Wojsko Korei Północnej przeprowadziło próbę ataku na Błękitny Dom, siedzibę prezydent Korei Południowej Park Geun-hye. Pjongjang pomimo międzynarodowych sankcji regularnie przeprowadza próby rakietowe oraz prowadzi prace nad bronią atomową. W ostatnim czasie Korea Północna często groziła „unicestwieniem” Stanów Zjednoczonych i sąsiadów z południa.

Północnokoreańskie media przekazały, że w piątek wojsko przeprowadziło ćwiczenia artyleryjskie, w czasie których symulowano ostrzał budynków rządowych i prezydenckich na Południu.

– Wojsko musi być w gotowości bojowej, by po otrzymaniu rozkazu bezlitośnie zniszczyć reakcyjną maszynę w Seulu, szambo zła, i zakończyć historyczną sprawę narodowego zjednoczenia – powiedział koreański dyktator Kim Dzong Un.

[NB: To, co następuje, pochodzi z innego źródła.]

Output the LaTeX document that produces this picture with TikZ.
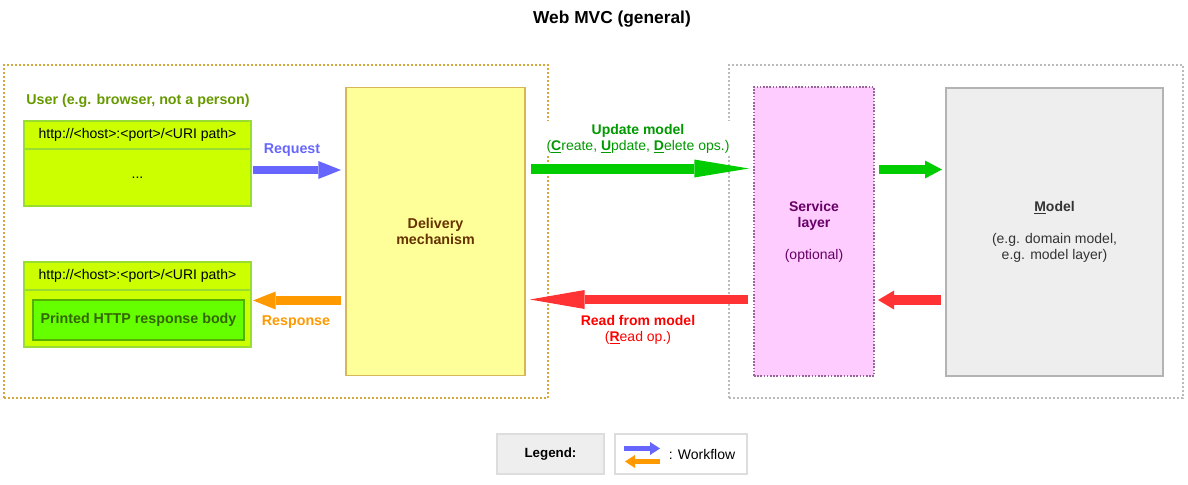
\documentclass[tikz,border=0pt]{standalone}
\usepackage{fontspec}
\setmainfont{Liberation Sans}
\usetikzlibrary{arrows.meta}
\definecolor{contL}{HTML}{D6A83C}
\definecolor{contR}{HTML}{BBBBBB}
\definecolor{userG}{HTML}{669900}
\definecolor{limeF}{HTML}{CCFF00}
\definecolor{limeD}{HTML}{99DD33}
\definecolor{bodyF}{HTML}{66FF00}
\definecolor{bodyD}{HTML}{55B000}
\definecolor{bodyT}{HTML}{336600}
\definecolor{delF}{HTML}{FFFF99}
\definecolor{delD}{HTML}{D6B656}
\definecolor{delT}{HTML}{663300}
\definecolor{svcF}{HTML}{FFCCFF}
\definecolor{svcD}{HTML}{996699}
\definecolor{svcT}{HTML}{660066}
\definecolor{modF}{HTML}{EEEEEE}
\definecolor{modD}{HTML}{B3B3B3}
\definecolor{modT}{HTML}{333333}
\definecolor{reqC}{HTML}{6666FF}
\definecolor{resC}{HTML}{FF9900}
\definecolor{updC}{HTML}{00CC00}
\definecolor{updT}{HTML}{009900}
\definecolor{redC}{HTML}{FF3333}
\definecolor{redT}{HTML}{FF0000}
\definecolor{legD}{HTML}{DDDDDD}
\begin{document}
\begin{tikzpicture}[x=0.75pt,y=-0.75pt,
  font=\fontsize{10.5}{12}\selectfont,
  big/.style={font=\bfseries\fontsize{10.7}{12}\selectfont},
  box/.style={draw, line width=1pt, inner sep=0pt, align=center},
  cont/.style={draw, line width=0.8pt, dash pattern=on 1.5pt off 1.5pt, inner sep=0pt},
  lbl/.style={inner sep=1pt, align=center},
  blk/.style={line width=#1}
]
\useasboundingbox (0,0) rectangle (1188,485);

% title
\node[lbl, font=\bfseries\fontsize{13}{15}\selectfont] (title) at (612,19) {Web MVC (general)};

% containers
\node[cont, draw=contL, minimum width=408pt, minimum height=249.75pt] (contL) at (276,231.5) {};
\node[cont, draw=contR, minimum width=340.5pt, minimum height=249.75pt] (contR) at (956,231.5) {};

% user side
\node[lbl, big, text=userG] (user) at (138,101) {User (e.g. browser, not a person)};
\node[box, draw=limeD, fill=limeF, minimum width=170.25pt, minimum height=42.75pt] (u1b) at (137.5,177.5) {...};
\node[box, draw=limeD, fill=limeF, minimum width=170.25pt, minimum height=21pt] (u1h) at (137.5,135) {http://<host>:<port>/<URI path>};
\node[box, draw=limeD, fill=limeF, minimum width=170.25pt, minimum height=42.75pt] (u2b) at (137.5,318.5) {};
\node[box, draw=limeD, fill=limeF, minimum width=170.25pt, minimum height=21pt] (u2h) at (137.5,276) {http://<host>:<port>/<URI path>};
\node[box, big, draw=bodyD, fill=bodyF, text=bodyT, minimum width=158.25pt, minimum height=30pt] (resp) at (138.5,320) {Printed HTTP response body};

% main boxes
\node[box, big, draw=delD, fill=delF, text=delT, minimum width=134.25pt, minimum height=216pt] (deliv) at (435.5,231.5) {Delivery\\mechanism};
\node[box, draw=svcD, fill=svcF, text=svcT, dash pattern=on 1.2pt off 1.2pt, minimum width=90pt, minimum height=216.75pt] (svc) at (814,231.5) {\textbf{Service}\\\textbf{layer}\\[12pt](optional)};
\node[box, draw=modD, fill=modF, text=modT, minimum width=162.75pt, minimum height=216pt] (model) at (1054.5,232) {\textbf{\underline{M}odel}\\[12pt](e.g. domain model,\\e.g. model layer)};

% arrow labels
\node[lbl, big, text=reqC] (reqL) at (292,150) {Request};
\node[lbl, big, text=resC] (resL) at (296,322) {Response};
\node[lbl, fill=white, text=updT, inner sep=2pt] (updL) at (638,138.5) {\textbf{Update model}\\(\textbf{\underline{C}}reate, \textbf{\underline{U}}pdate, \textbf{\underline{D}}elete ops.)};
\node[lbl, text=redT] (redL) at (638,330) {\textbf{Read from model}\\(\textbf{\underline{R}}ead op.)};

% arrow endpoints
\coordinate (rq1) at (253,170);  \coordinate (rq2) at (341,170);
\coordinate (rs1) at (341,300.5); \coordinate (rs2) at (253,300.5);
\coordinate (up1) at (531,168.5); \coordinate (up2) at (749,168.5);
\coordinate (rd1) at (748,299.5); \coordinate (rd2) at (530,299.5);
\coordinate (su1) at (879,169.5); \coordinate (su2) at (942,169.5);
\coordinate (sr1) at (941,300);  \coordinate (sr2) at (878,300);

\draw[blk=6.3pt, reqC, -{Triangle[length=17pt,width=13.5pt,line width=0pt]}] (rq1) -- (rq2);
\draw[blk=7pt, resC, -{Triangle[length=17pt,width=13.5pt,line width=0pt]}] (rs1) -- (rs2);
\draw[blk=7.5pt, updC, -{Triangle[length=41pt,width=13.5pt,line width=0pt]}] (up1) -- (up2);
\draw[blk=7pt, redC, -{Triangle[length=41pt,width=14.25pt,line width=0pt]}] (rd1) -- (rd2);
\draw[blk=7pt, updC, -{Triangle[length=12.75pt,width=13.5pt,line width=0pt]}] (su1) -- (su2);
\draw[blk=7.5pt, redC, -{Triangle[length=12pt,width=14.25pt,line width=0pt]}] (sr1) -- (sr2);

% legend
\node[box, draw=legD, fill=modF, font=\bfseries, minimum width=80.25pt, minimum height=30pt] (leg) at (550.5,454) {Legend:};
\node[box, draw=legD, fill=white, minimum width=99pt, minimum height=30pt] (wf) at (681,454) {};
\node[lbl] (wfL) at (702,454) {: Workflow};
\coordinate (lb1) at (624,448.5); \coordinate (lb2) at (660,448.5);
\coordinate (lo1) at (660,461.5); \coordinate (lo2) at (625,461.5);
\draw[blk=3.9pt, reqC, -{Triangle[length=7.5pt,width=9.75pt,line width=0pt]}] (lb1) -- (lb2);
\draw[blk=3.9pt, resC, -{Triangle[length=7.5pt,width=9.75pt,line width=0pt]}] (lo1) -- (lo2);
\end{tikzpicture}
\end{document}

W styczniu Korea przeprowadziła test broni atomowej, miesiąc później przetestowała rakietę dalekiego zasięgu. ONZ i Stany Zjednoczone zareagowały na to sankcjami, które mają ograniczyć możliwość rozwoju koreańskiej armii.

Mimo to Pjongjang nie spuścił z tonu i zapowiada przeprowadzenie ataku na Koreę Południową i Stany Zjednoczone.

– Lekkomyślne prowokacje to droga do zniszczenia reżimu z Północy – komentowała takie zachowanie prezydent Park Geun-hye.

Tymczasem CNN donosi w piątek, że według analityków amerykańskiego wywiadu Pjongjang dysponuje zminiaturyzowaną głowicą atomową. Teoretycznie umożliwia to reżimowi stworzenie systemu rakiet zdolnego do przenoszenia broni atomowej na znaczne odległości.